SUPPLIED DATA:
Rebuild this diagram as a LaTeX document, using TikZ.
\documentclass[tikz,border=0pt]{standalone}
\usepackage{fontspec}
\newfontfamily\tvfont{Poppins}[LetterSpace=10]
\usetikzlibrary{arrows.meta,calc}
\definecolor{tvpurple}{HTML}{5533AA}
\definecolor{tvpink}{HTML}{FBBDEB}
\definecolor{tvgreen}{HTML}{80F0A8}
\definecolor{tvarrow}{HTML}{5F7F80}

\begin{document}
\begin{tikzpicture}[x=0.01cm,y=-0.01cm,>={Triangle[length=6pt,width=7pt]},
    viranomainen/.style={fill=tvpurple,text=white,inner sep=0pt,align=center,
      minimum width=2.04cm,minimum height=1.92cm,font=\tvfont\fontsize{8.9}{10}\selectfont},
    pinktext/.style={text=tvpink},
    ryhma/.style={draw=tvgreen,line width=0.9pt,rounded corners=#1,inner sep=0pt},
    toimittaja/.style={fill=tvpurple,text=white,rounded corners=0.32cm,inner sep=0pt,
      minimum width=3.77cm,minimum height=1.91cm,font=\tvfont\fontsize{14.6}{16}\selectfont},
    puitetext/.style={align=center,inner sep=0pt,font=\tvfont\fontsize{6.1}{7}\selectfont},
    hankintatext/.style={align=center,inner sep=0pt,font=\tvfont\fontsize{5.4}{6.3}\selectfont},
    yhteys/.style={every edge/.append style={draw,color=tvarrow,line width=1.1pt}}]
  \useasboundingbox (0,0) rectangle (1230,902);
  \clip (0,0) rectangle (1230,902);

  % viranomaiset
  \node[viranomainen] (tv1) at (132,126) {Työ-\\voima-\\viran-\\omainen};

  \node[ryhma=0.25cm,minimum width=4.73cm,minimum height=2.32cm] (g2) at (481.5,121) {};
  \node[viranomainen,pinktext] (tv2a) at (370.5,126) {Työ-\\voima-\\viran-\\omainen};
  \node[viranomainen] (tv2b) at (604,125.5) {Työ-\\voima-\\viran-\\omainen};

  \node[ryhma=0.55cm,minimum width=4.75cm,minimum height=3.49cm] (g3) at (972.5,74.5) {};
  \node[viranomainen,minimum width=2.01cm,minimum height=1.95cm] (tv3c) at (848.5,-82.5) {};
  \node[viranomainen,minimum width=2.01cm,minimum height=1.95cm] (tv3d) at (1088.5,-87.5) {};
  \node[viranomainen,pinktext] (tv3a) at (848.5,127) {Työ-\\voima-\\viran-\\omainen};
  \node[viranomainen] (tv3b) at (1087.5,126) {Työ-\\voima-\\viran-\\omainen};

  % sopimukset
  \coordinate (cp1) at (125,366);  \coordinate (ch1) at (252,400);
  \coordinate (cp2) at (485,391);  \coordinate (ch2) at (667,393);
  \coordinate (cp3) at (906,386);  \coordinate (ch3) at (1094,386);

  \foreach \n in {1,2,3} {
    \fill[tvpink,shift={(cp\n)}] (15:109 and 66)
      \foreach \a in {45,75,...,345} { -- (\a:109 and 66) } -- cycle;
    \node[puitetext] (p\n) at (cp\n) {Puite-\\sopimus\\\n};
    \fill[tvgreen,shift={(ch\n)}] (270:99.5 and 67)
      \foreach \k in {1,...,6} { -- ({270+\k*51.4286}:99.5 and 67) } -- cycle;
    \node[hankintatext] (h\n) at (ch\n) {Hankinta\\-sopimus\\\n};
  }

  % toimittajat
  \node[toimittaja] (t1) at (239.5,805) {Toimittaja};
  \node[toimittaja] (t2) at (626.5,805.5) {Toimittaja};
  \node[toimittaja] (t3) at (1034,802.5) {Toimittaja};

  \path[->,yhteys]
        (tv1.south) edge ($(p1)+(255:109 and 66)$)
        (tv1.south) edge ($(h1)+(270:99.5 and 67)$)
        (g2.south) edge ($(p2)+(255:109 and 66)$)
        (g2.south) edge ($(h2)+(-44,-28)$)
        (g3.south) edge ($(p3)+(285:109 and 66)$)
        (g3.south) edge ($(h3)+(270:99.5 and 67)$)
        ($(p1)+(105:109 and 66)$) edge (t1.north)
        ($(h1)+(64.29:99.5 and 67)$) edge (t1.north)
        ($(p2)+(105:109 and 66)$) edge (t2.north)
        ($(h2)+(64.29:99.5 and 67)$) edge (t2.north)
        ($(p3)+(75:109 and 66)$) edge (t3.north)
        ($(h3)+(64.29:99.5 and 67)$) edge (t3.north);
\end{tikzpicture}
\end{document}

WHAT YOU WILL DO: Copy out all of the lines above exactly.

WRITTEN REPLY:
Rebuild this diagram as a LaTeX document, using TikZ.
\documentclass[tikz,border=0pt]{standalone}
\usepackage{fontspec}
\newfontfamily\tvfont{Poppins}[LetterSpace=10]
\usetikzlibrary{arrows.meta,calc}
\definecolor{tvpurple}{HTML}{5533AA}
\definecolor{tvpink}{HTML}{FBBDEB}
\definecolor{tvgreen}{HTML}{80F0A8}
\definecolor{tvarrow}{HTML}{5F7F80}

\begin{document}
\begin{tikzpicture}[x=0.01cm,y=-0.01cm,>={Triangle[length=6pt,width=7pt]},
    viranomainen/.style={fill=tvpurple,text=white,inner sep=0pt,align=center,
      minimum width=2.04cm,minimum height=1.92cm,font=\tvfont\fontsize{8.9}{10}\selectfont},
    pinktext/.style={text=tvpink},
    ryhma/.style={draw=tvgreen,line width=0.9pt,rounded corners=#1,inner sep=0pt},
    toimittaja/.style={fill=tvpurple,text=white,rounded corners=0.32cm,inner sep=0pt,
      minimum width=3.77cm,minimum height=1.91cm,font=\tvfont\fontsize{14.6}{16}\selectfont},
    puitetext/.style={align=center,inner sep=0pt,font=\tvfont\fontsize{6.1}{7}\selectfont},
    hankintatext/.style={align=center,inner sep=0pt,font=\tvfont\fontsize{5.4}{6.3}\selectfont},
    yhteys/.style={every edge/.append style={draw,color=tvarrow,line width=1.1pt}}]
  \useasboundingbox (0,0) rectangle (1230,902);
  \clip (0,0) rectangle (1230,902);

  % viranomaiset
  \node[viranomainen] (tv1) at (132,126) {Työ-\\voima-\\viran-\\omainen};

  \node[ryhma=0.25cm,minimum width=4.73cm,minimum height=2.32cm] (g2) at (481.5,121) {};
  \node[viranomainen,pinktext] (tv2a) at (370.5,126) {Työ-\\voima-\\viran-\\omainen};
  \node[viranomainen] (tv2b) at (604,125.5) {Työ-\\voima-\\viran-\\omainen};

  \node[ryhma=0.55cm,minimum width=4.75cm,minimum height=3.49cm] (g3) at (972.5,74.5) {};
  \node[viranomainen,minimum width=2.01cm,minimum height=1.95cm] (tv3c) at (848.5,-82.5) {};
  \node[viranomainen,minimum width=2.01cm,minimum height=1.95cm] (tv3d) at (1088.5,-87.5) {};
  \node[viranomainen,pinktext] (tv3a) at (848.5,127) {Työ-\\voima-\\viran-\\omainen};
  \node[viranomainen] (tv3b) at (1087.5,126) {Työ-\\voima-\\viran-\\omainen};

  % sopimukset
  \coordinate (cp1) at (125,366);  \coordinate (ch1) at (252,400);
  \coordinate (cp2) at (485,391);  \coordinate (ch2) at (667,393);
  \coordinate (cp3) at (906,386);  \coordinate (ch3) at (1094,386);

  \foreach \n in {1,2,3} {
    \fill[tvpink,shift={(cp\n)}] (15:109 and 66)
      \foreach \a in {45,75,...,345} { -- (\a:109 and 66) } -- cycle;
    \node[puitetext] (p\n) at (cp\n) {Puite-\\sopimus\\\n};
    \fill[tvgreen,shift={(ch\n)}] (270:99.5 and 67)
      \foreach \k in {1,...,6} { -- ({270+\k*51.4286}:99.5 and 67) } -- cycle;
    \node[hankintatext] (h\n) at (ch\n) {Hankinta\\-sopimus\\\n};
  }

  % toimittajat
  \node[toimittaja] (t1) at (239.5,805) {Toimittaja};
  \node[toimittaja] (t2) at (626.5,805.5) {Toimittaja};
  \node[toimittaja] (t3) at (1034,802.5) {Toimittaja};

  \path[->,yhteys]
        (tv1.south) edge ($(p1)+(255:109 and 66)$)
        (tv1.south) edge ($(h1)+(270:99.5 and 67)$)
        (g2.south) edge ($(p2)+(255:109 and 66)$)
        (g2.south) edge ($(h2)+(-44,-28)$)
        (g3.south) edge ($(p3)+(285:109 and 66)$)
        (g3.south) edge ($(h3)+(270:99.5 and 67)$)
        ($(p1)+(105:109 and 66)$) edge (t1.north)
        ($(h1)+(64.29:99.5 and 67)$) edge (t1.north)
        ($(p2)+(105:109 and 66)$) edge (t2.north)
        ($(h2)+(64.29:99.5 and 67)$) edge (t2.north)
        ($(p3)+(75:109 and 66)$) edge (t3.north)
        ($(h3)+(64.29:99.5 and 67)$) edge (t3.north);
\end{tikzpicture}
\end{document}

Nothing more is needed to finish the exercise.